Malgré ses compétences, le conseil régional éprouve les pires difficultés à limiter l'accroissement des inégalités territoriales dans la région capitale, peuplée de 12 millions d'habitants. Le Front national s'est ainsi engouffré dans la brèche, axant une partie de sa campagne sur l'oubli des habitants de la grande couronne francilienne par les dirigeants politiques au pouvoir. Pour sa part, la tête de liste de Debout pour la France, Nicolas Dupont-Aignan, dont les voix du premier tour (6,57 %) proviennent principalement de la grande couronne, avait aussi axé sa campagne sur ce thème : « les habitants de la grande couronne sont les oubliés de la politique régionale de transport », déplorait-il.

Un ras-le-bol exprimé

Le vote de dimanche dernier est donc aussi un message clair envoyé aux deux principaux candidats du second tour, Claude Bartolone pour la gauche, et Valérie Pécresse pour la droite, afin qu'ils s'attellent à améliorer la vie quotidienne des Franciliens qui vivent loin de Paris.

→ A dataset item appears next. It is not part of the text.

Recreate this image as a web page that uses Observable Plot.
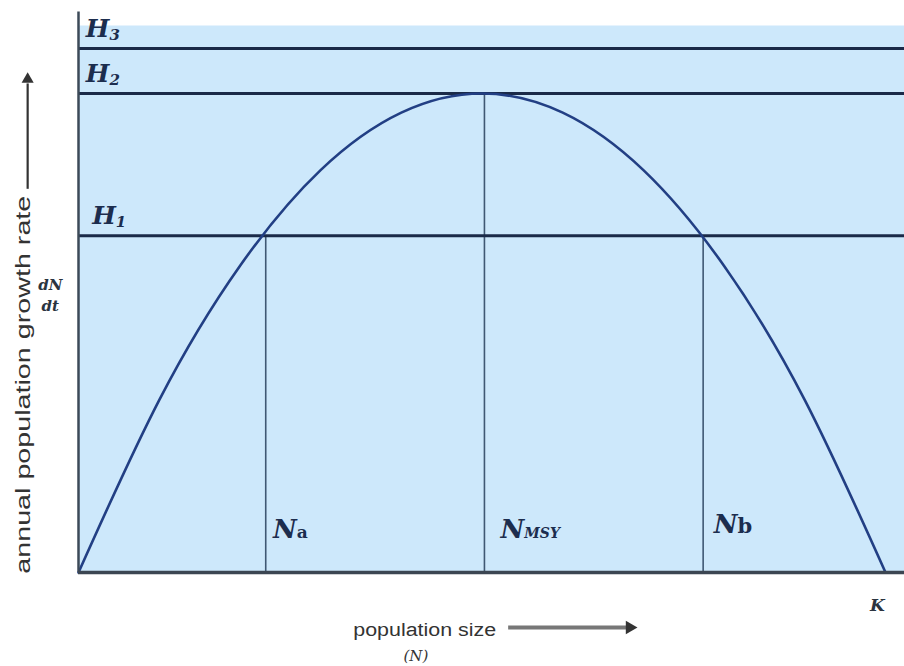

Les candidats disent l'avoir bien compris. Ce lundi, Claude Bartolone a notamment repris la proposition de Pierre Laurent (Front de gauche) de créer 10.000 postes dans les transports, dont une bonne partie seront dédiés à la grande couronne. Quant à Valérie Pécresse, elle promet dans son programme, afin « de n'oublier aucun Francilien, que la carte des lignes Express de bus sera renforcée avec 5 nouvelles lignes et 1.000 bus supplémentaires déployés sur le réseau ». « Ces bus seront plus fréquents et emprunteront des voies dédiées pour desservir plus rapidement les gares de grande couronne », détaille-t-elle.

La risque du Grand Paris

De quoi peut-être limiter l'oubli des populations de l'extrémité de l'Île-de-France face à la montée en puissance de la métropole du Grand Paris, qui exclut de son périmètre la quasi totalité de la grande couronne. La forme actuelle de la métropole ne plaît, du reste, guère aux deux principaux candidats à la présidence de la région.

Le problème, c'est que le Grand Paris accapare aussi la quasi totalité des nouvelles lignes de transports en commun. Or, le Sdrif (Schéma directeur de la région Île-de-France) a fixé comme objectif de construire 70.000 logements par an partout en Île-de-France, soit une hausse d'environ 50 % de l'offre annuelle, et dont la grande couronne prendra sa part.

Sans nouvelle ligne de transports -hors bus- et avec un nombre croissant d'habitants, le risque d'empirer le quotidien des habitants de la grande couronne existe donc. Voilà un défi important que le conseil régional francilien devra relever lors des prochaines années.